Even if they don't make the playoffs, can the Eagles make something of their season by finishing strong? Will management view Reid differently, or even embattled defensive coordinator Juan Castillo, whose troops have keyed these victories over the Dolphins and the Jets?

The bags under Castillo's eyes seem to have shrunk to carry-on size, these past two Sundays.

"As a defense, we talk about what a warrior is. I've always thought of myself as a warrior," Castillo said yesterday. "Everybody says, 'It's a guy who works harder, a guy who's tougher, a guy who's gonna die [trying].' No, a warrior is somebody who gets the job done, no matter what . . . I do not want to fail my head coach."

The Eagles removed a lot of the drama yesterday by scoring the game's first 28 points. The tone was set on the Jets' first series, when Santonio Holmes fumbled after a catch and defensive lineman Juqua Parker picked it up with a wall of blockers down the left side. Parker, the oldest Eagle at 33, sat out last week. He hasn't been very effective since coming back from a tricky high ankle sprain. Parker looked pretty spry yesterday in rumbling 47 yards for a touchdown.

Then Holmes batted a Mark Sanchez pass in the air, Asante Samuel intercepted, and Vick led a touchdown drive that ended with Brent Celek making a dandy catch and run, 26 yards for a touchdown, still in the first quarter.

Vick's first rushing touchdown of the season made it 21-0 on the only Eagles drive of the first half that wasn't set up by a Jets turnover. True to his promise of a few weeks ago, Vick slid - slid his hand with the ball over the pylon as he was pushed out of bounds.

A Sanchez fumble led to the first of three McCoy touchdowns, and it was 28-0, with 9 minutes, 57 seconds left in the second quarter.

The Jets threatened to make it interesting by scoring the next 13 points, all before halftime, 10 of them off Eagles turnovers, including McCoy's first fumble of the season (also his first in 400 regular-season carries and 490 touches). But the Eagles got a 73-yard Celek catch-and-run on their next possession, Celek churning to the Jets' 1, from where McCoy scored to set the franchise touchdown and rushing touchdown records. That was that; the Jets showed no second-half fight, scoring a meaningless touchdown late.

McCoy is having a season for the ages, 1,274 yards on 260 carries, 60 yards behind Maurice Jones-Drew in the race to lead the NFL in rushing, which we all thought would happen on a Reid-coached team right after Joe Banner dressed as an elf and sat on Andy's lap for the team Christmas-card photo.

McCoy's third touchdown yesterday mattered the least, but was the most amazing. He started inside. As is often the case, there was nothing there, so he bounced to his right, eluded a tackler, bounced a little farther, found the corner, got a late block from Jackson and zoomed 33 yards to the end zone.

Right tackle Todd Herremans said he was proud of McCoy. Then Herremans joked: "Sometimes I'm not so proud, just because he does some of it on his own."

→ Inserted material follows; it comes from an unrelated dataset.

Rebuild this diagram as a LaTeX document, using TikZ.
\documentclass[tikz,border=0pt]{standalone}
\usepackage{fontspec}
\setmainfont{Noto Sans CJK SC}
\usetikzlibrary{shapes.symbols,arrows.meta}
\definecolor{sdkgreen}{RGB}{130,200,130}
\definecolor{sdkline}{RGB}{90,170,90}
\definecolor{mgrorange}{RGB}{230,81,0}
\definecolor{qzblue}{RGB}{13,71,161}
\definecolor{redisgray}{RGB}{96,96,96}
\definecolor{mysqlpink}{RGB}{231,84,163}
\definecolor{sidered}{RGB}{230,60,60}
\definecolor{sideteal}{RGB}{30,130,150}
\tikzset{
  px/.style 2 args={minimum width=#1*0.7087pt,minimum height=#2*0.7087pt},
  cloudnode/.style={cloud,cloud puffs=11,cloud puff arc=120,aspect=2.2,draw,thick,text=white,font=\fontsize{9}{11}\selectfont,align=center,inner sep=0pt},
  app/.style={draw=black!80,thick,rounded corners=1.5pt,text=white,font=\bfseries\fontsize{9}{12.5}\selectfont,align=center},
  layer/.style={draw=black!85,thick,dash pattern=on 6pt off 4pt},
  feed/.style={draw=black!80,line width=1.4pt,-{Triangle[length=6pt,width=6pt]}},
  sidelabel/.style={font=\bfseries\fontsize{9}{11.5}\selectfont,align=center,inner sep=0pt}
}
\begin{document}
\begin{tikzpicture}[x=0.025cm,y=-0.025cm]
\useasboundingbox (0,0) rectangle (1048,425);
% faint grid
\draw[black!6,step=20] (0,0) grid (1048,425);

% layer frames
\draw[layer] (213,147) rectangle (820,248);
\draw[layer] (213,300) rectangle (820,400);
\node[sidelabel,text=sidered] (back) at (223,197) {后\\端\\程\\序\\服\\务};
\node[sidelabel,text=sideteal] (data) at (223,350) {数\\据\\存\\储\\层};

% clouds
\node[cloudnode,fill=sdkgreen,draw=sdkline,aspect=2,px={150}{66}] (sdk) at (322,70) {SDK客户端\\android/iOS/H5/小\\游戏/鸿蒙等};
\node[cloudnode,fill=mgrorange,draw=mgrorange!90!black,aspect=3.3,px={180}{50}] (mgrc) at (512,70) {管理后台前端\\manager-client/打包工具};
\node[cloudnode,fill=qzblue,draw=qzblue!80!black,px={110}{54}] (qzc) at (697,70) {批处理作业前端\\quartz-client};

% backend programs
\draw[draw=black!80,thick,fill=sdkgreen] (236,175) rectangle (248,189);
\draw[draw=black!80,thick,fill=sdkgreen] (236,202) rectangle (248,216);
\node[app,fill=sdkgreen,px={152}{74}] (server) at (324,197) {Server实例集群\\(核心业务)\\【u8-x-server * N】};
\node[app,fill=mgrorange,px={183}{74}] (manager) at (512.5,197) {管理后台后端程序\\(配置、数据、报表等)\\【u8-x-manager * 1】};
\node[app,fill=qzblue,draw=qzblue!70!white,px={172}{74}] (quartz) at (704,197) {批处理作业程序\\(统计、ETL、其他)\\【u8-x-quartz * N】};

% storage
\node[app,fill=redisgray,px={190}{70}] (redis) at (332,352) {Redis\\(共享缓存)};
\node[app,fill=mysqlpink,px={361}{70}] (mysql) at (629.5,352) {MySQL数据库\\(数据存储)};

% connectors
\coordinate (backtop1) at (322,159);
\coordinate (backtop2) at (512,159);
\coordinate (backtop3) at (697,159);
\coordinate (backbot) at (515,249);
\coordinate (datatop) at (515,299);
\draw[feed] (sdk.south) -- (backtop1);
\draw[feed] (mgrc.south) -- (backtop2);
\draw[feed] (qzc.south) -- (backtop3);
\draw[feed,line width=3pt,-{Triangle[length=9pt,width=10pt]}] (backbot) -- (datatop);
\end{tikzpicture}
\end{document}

Asked about that final McCoy touchdown, Herremans said: "Ah, man. I felt so useless on that play. But that's the magic that Shady can do, and we've just got to try to figure out where he's at and try to set a block for him."

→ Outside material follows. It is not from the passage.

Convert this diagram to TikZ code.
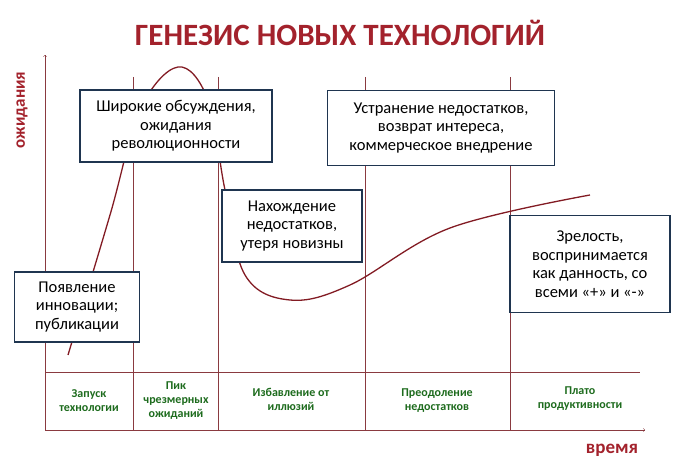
\documentclass[tikz,border=0pt]{standalone}
\usepackage{fontspec}
\setmainfont{Carlito}
\definecolor{titlered}{HTML}{A3222C}
\definecolor{boxnavy}{HTML}{1F3550}
\definecolor{phasegreen}{HTML}{1D6B1D}
\definecolor{gridred}{HTML}{8A3A40}
\begin{document}
\begin{tikzpicture}[x=1pt,y=-1pt]
\tikzset{note/.style={draw=boxnavy, line width=1.6pt, fill=white, align=center, font=\fontsize{16.5}{18.5}\selectfont, inner sep=4pt},
  phase/.style={text=phasegreen, align=center, font=\bfseries\fontsize{12}{14}\selectfont}}
\useasboundingbox (0,0) rectangle (689,462);
\node[text=titlered, font=\bfseries\fontsize{31}{32}\selectfont] (title) at (340,33) {ГЕНЕЗИС НОВЫХ ТЕХНОЛОГИЙ};

% axes and grid
\coordinate (o) at (45,430);
\coordinate (ytop) at (45,55);
\coordinate (xend) at (645,430);
\draw[gridred, ->] (o) -- (ytop);
\draw[gridred, ->] (o) -- (xend);
\draw[gridred] (45,372) -- (640,372);
\foreach \x in {133,218,365,510}
  \draw[gridred] (\x,77) -- (\x,430);
\node[rotate=90, text=titlered, font=\bfseries\fontsize{17}{19}\selectfont] (ylab) at (22,110) {ожидания};
\node[text=titlered, font=\bfseries\fontsize{19}{21}\selectfont] (xlab) at (612,450) {время};

% curve
\draw[titlered!80!black, line width=1.3pt] plot[smooth, tension=0.6] coordinates
  {(68,355) (110,215) (140,110) (178,67) (208,100) (225,190) (245,275) (290,300) (350,285) (450,228) (590,195)};

% notes
\node[note, minimum width=125pt, minimum height=70pt] (launch) at (77,307) {Появление\\инновации;\\публикации};
\node[note, minimum width=192pt, minimum height=72pt] (peak) at (176,126) {Широкие обсуждения,\\ожидания\\революционности};
\node[note, minimum width=140pt, minimum height=72pt] (trough) at (292,226) {Нахождение\\недостатков,\\утеря новизны};
\node[note, minimum width=227pt, minimum height=75pt] (slope) at (441,128) {Устранение недостатков,\\возврат интереса,\\коммерческое внедрение};
\node[note, minimum width=160pt, minimum height=97pt] (plateau) at (590,264) {Зрелость,\\воспринимается\\как данность, со\\всеми «+» и «-»};

% phases
\node[phase] (p1) at (89,401) {Запуск\\технологии};
\node[phase] (p2) at (176,401) {Пик\\чрезмерных\\ожиданий};
\node[phase] (p3) at (291,399) {Избавление от\\иллюзий};
\node[phase] (p4) at (437,401) {Преодоление\\недостатков};
\node[phase] (p5) at (580,399) {Плато\\продуктивности};
\end{tikzpicture}
\end{document}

Herremans is the only current o-line starter who blocked for Brian Westbrook during Westbrook's prime. Now he has watched McCoy develop. He said McCoy's growth this year has been about "just trusting the o-linemen . . . Shady's really, really grasping the offense this year."

It would be a shame to waste a year like that. The Eagles are still the same team that lost those games to New England and Seattle in a 5-day span to put a struggling season on life support, but if you wanted to say that Castillo's group seems to have figured some things out, and that the offense still has a ridiculous array of weapons, just as we thought it would when the season began, well, you wouldn't be wrong.

"We're still in it. There's still a chance," left guard Evan Mathis said. "We have a division game against Dallas, and that's always a good game. That's all we need to focus on, don't look at anything else except the Dallas Cowboys . . . We're not out of it until we're out of it."